A break of market structure occurs when one of the key levels (e.g., HH or LL) is breached, signaling a trend change.

This tool helps traders identify the start of new price movements. Break of structure often coincides with areas of Smart Money activity, where large players enter or exit the market.

Example:

– When HH (higher high) is broken, the trend becomes bullish.

– When LL (lower low) is broken, the market shifts to a bearish direction.

Ultimately, a trend change on the chart can be confirmed through trading volume analysis, which helps determine institutional trader participation.

Order Blocks: Trading in the Footsteps of Institutions

Order blocks are zones where large players place their positions, creating a significant imbalance between supply and demand.

Features of order blocks:

  1. Finding order blocks:
    • Identifying areas on the chart where significant price reversals occurred.
    • Analyzing recent bearish candles before an upward move and vice versa.
  2. Entry and exit levels:
    • Waiting for a retest of the order block (wait for a pullback instead of entering immediately).

Real trading example:

A classic buy signal appears when the price tests a lower order block and then continues its upward movement.

Fair Value Gaps: Trading on Market Imbalances

A market imbalance occurs when the price moves too quickly in one direction, leaving behind areas of low liquidity. These zones are called fair value gaps.

Trading in such zones is based on expecting the price to return and fill the gap. This is because institutional traders aim to close their positions while minimizing costs.

How to find fair value gaps:

– Observe the candlestick chart. If a visible gap remains between two candles, it signals a market imbalance.

Liquidity Concepts: Understanding Liquidity Hunts

Liquidity refers to the volume of available buy and sell orders at current prices. Large players often hunt for liquidity to reduce their operational costs.

Examples of liquidity zones:

Retail traders’ stop-losses below local lows or above highs.

Current consolidation zones (order accumulation in narrow ranges).

When using Smart Money in trading, expect price movement toward these liquidity levels before a trend change.

Entry and Exit Strategies Within the Concept

Smart Money trading strategies combine order block analysis, fair value gaps, and liquidity zone identification.

Key entry strategies:

  1. Buying on a pullback to an order block.
  2. Selling in market imbalance zones.
  3. Trading on liquidity zone breakouts.

Key exit strategies:

– Setting take-profit levels at the next order block.

– Strictly limiting losses using stop-losses.

As a result, these strategies help minimize risk and maximize profit by following large capital.

Advanced Implementation of the Smart Money Strategy

Classic tools for analyzing Smart Money in trading:

  1. TradingView — a convenient platform for technical analysis.
  2. Volume Profile — a tool for analyzing trading volumes.
  3. SMC training courses and modules that allow deeper immersion into the concept.

Conclusion

In summary, the Smart Money Concept is the foundation of professional trading, allowing you to follow in the footsteps of large institutional players. By understanding order blocks, liquidity, and market imbalances, you can improve your trading results.

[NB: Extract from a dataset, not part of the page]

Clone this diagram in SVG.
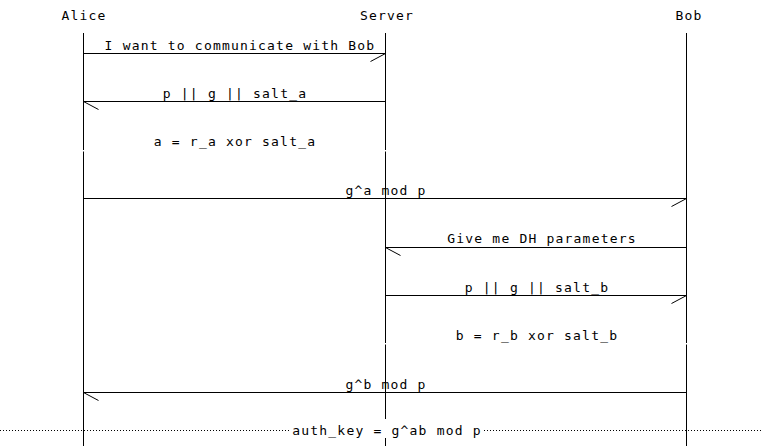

Frequently Asked Questions

1. What is Smart Money in trading?

Smart Money is a concept for analyzing the actions of major market players, such as banks and funds.

2. Which indicators are best for the Smart Money strategy?

The best tools are support and resistance levels, as well as trading volumes.

3. What is the main goal of the Smart Money Concept?

The goal is to identify zones where large players are active to enter the market with minimal risk.

4. How does the Smart Money approach differ from classical technical analysis?

Technical analysis relies on universal patterns, while Smart Money focuses on analyzing institutional actions.